The pressure in Chase’s brain was relieved by removing a section of his skull, and an agressive antibiotic treatment was started to prevent infection in the hole left. It was touch and go, as it always is with traumatic brain injuries, but weeks later Chase walked out of the hospital.

“There is no doubt in anyone’s mind in our family that Father Kapaun helped save our son,” Paula Kear said of Chase, who is making a full recovery. “We were told at least three or four times in those first two days that Chase wasn’t going to make it.

Of course, that’s exactly what happened. Nothing to do with the excellent care and assessment by the first on-scene, the skill of the helimed crew and ER doctors, the surgeons and anaethetists who handled his swollen brain, and the nursing staff who oversaw his recovery. It was only through the power of prayer that he survived? That power of prayer which has on multiple occasions been shown to not have an effect on recovery.

Sure, the doctors said it was “a miracle”. But this is a different definition of the word, one which means unexpected, against the odds. Not due to divine intervention. Just because you don’t understand how something worked doesn’t mean that God needs to, or was, involved. Personally, I say if you want to claim this, then prove that your prayers did the job? Because my money is on the skill and hard work of the medical staff, and they’re the ones who should be getting the credit.

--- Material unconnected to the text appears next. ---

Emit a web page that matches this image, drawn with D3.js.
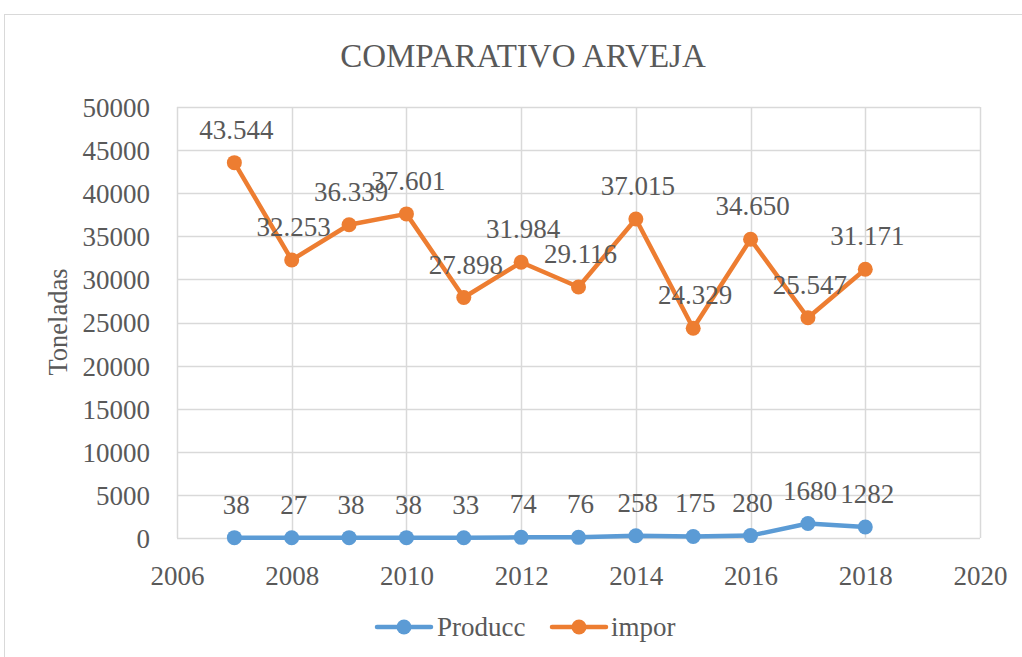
<!DOCTYPE html>
<html><head><meta charset="utf-8">
<script src="https://cdn.jsdelivr.net/npm/d3@7"></script>
<style>
html,body{margin:0;padding:0;background:#fff;}
svg text{font-family:"Liberation Serif","Times New Roman",serif;fill:#595959;}
</style></head>
<body><svg id="c" width="1022" height="657"></svg>
<script>
const years = [2007,2008,2009,2010,2011,2012,2013,2014,2015,2016,2017,2018];
const producc = [38,27,38,38,33,74,76,258,175,280,1680,1282];
const impor = [43544,32253,36339,37601,27898,31984,29116,37015,24329,34650,25547,31171];
const xTicks = [2006,2008,2010,2012,2014,2016,2018,2020];
const yTicks = [0,5000,10000,15000,20000,25000,30000,35000,40000,45000,50000];
const seriesNames = ["Producc","impor"];
const colors = ["#5B9BD5","#ED7D31"];

const svg = d3.select("#c");
svg.append("rect").attr("x",4.5).attr("y",14.5).attr("width",1040).attr("height",680)
  .attr("fill","#fff").attr("stroke","#D9D9D9").attr("stroke-width",1);

const L=177, R=980, T=107, B=538;
const x = d3.scaleLinear().domain([2006,2020]).range([L,R]);
const y = d3.scaleLinear().domain([0,50000]).range([B,T]);

// grid
svg.append("g").selectAll("line").data(yTicks).join("line")
  .attr("x1",L).attr("x2",R).attr("y1",d=>Math.round(y(d))+0.5).attr("y2",d=>Math.round(y(d))+0.5)
  .attr("stroke","#D9D9D9").attr("stroke-width",1.5);
svg.append("g").selectAll("line").data(xTicks).join("line")
  .attr("y1",T).attr("y2",B).attr("x1",d=>Math.round(x(d))+0.5).attr("x2",d=>Math.round(x(d))+0.5)
  .attr("stroke","#D9D9D9").attr("stroke-width",1.5);

// axes via d3 axis
const yAxis = svg.append("g").attr("transform",`translate(${L-24},0)`)
  .call(d3.axisLeft(y).tickValues(yTicks).tickSize(0).tickFormat(d3.format("d")));
yAxis.select(".domain").remove();
yAxis.selectAll("text").attr("font-size",27).attr("fill","#595959").attr("dy","0.35em")
  .attr("font-family","Liberation Serif");
const xAxis = svg.append("g").attr("transform",`translate(0,${B+24})`)
  .call(d3.axisBottom(x).tickValues(xTicks).tickSize(0).tickFormat(d3.format("d")));
xAxis.select(".domain").remove();
xAxis.selectAll("text").attr("font-size",27).attr("fill","#595959").attr("dy","0.73em")
  .attr("font-family","Liberation Serif");

// title
svg.append("text").attr("x",523).attr("y",67).attr("text-anchor","middle")
  .attr("font-size",33).text("COMPARATIVO ARVEJA");
// y-axis title
svg.append("text").attr("transform",`translate(67,322) rotate(-90)`).attr("text-anchor","middle")
  .attr("font-size",26.5).text("Toneladas");

const data = [producc, impor];
const fmtDot = v => d3.format(",")(v).replace(/,/g,".");
const fmts = [d3.format("d"), fmtDot];
const line = d3.line().x((d,i)=>x(years[i])).y(d=>y(d));

data.forEach((vals,s)=>{
  const g = svg.append("g");
  g.append("path").attr("d",line(vals)).attr("fill","none").attr("stroke",colors[s])
    .attr("stroke-width",4.5).attr("stroke-linejoin","round").attr("stroke-linecap","round");
  g.selectAll("circle").data(vals).join("circle")
    .attr("cx",(d,i)=>x(years[i])).attr("cy",d=>y(d)).attr("r",7.5).attr("fill",colors[s]);
});
data.forEach((vals,s)=>{
  svg.append("g").selectAll("text").data(vals).join("text")
    .attr("x",(d,i)=>x(years[i])+2).attr("y",d=>y(d)-24).attr("text-anchor","middle")
    .attr("font-size",27).text(d=>fmts[s](d));
});

// legend
const legItems = [{x0:377,x1:431,tx:437},{x0:552,x1:606,tx:611}];
legItems.forEach((it,s)=>{
  svg.append("line").attr("x1",it.x0).attr("x2",it.x1).attr("y1",627).attr("y2",627)
    .attr("stroke",colors[s]).attr("stroke-width",4.5).attr("stroke-linecap","round");
  svg.append("circle").attr("cx",(it.x0+it.x1)/2).attr("cy",627).attr("r",7.5).attr("fill",colors[s]);
  svg.append("text").attr("x",it.tx).attr("y",636).attr("font-size",27).text(seriesNames[s]);
});
</script></body></html>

6 Responses to “It’s a miracle!”

  1. Jordan Says:

    Although you probably don’t realize it, you’re effectively repeating Hume’s argument, which runs as follows:

    1. A miracle is defined to be “a transgression of a law of nature by a particular volition of the Deity, or by the interposition of some invisible agent.”

    2. The laws of nature are, by definition, inviolate.

    3. Therefore, miracles do not happen.

    Of course, this is just as much a wilful misinterpretation of what we mean by “miracle” as the one you raise above (i.e. assuming that when a doctor uses the word “miracle” it is being used in the theologian’s technical sense) – it’s just that in your case, you’ve managed it without making an explicit definition anywhere, so it’s better hidden.

    There’s a reason why the Catholic Church investigates claims of miracles: they’d agree with you that many (or, more likely, most) such claims turn out to be nothing special. What you call a “miracle” is not a question of science versus religion: it is a matter of religious sophistication versus a lack of religious sophistication. By all means, argue against the blind acceptance of the improbable as a miracle, but bear in mind that some of the religious can be far more scientific about what we mean by a “miracle” than we have even begun to approach here.

  2. differentlysane Says:

    Rather a random choice of person to pray to…

    Sorry could say more, but then I run the risk of sounding like a crazy person.

    Take care,
    Differently

  3. Jordan Says:

    It’s more like asking somebody else to pray for you. Except that the person in question happens to be dead. (And, you hope, somebody who’s made it. Indeed, the success of such prayer is one of the ways used to determine whether somebody has made it. No prizes for spotting a chicken-and-egg situation on this one.)

    Slightly less cynical answers are available via your favourite search engine (a term such as “prayer to saints” will work).

  4. Sarah (from facebook) Says:

    Medical staff only come into it if they need someone to blame. Personally, I’m holding out for the day I hear about someone asking their church for prayers, then bursting in a few days later with “YOU DIDN’T PRAY HARD ENOUGH YOU BASTARDS!!”

  5. Anulee Says:

    Hi nice website.

    Check this site :http://guide-spirituel.blogspot.com

    Amazing videos of true miracles.

  6. Dom Hyde Says:

    Wow. Let’s all stop paying for medical healthcare, and start praying for spiritual healthcare instead. Because, as we all know, the mortality rate in more religious times was so much lower, and just what do doctors know, anyway? I mean, only the sum of hundreds of years of scientific enquiry, tested empirically with reliable, reproducible results.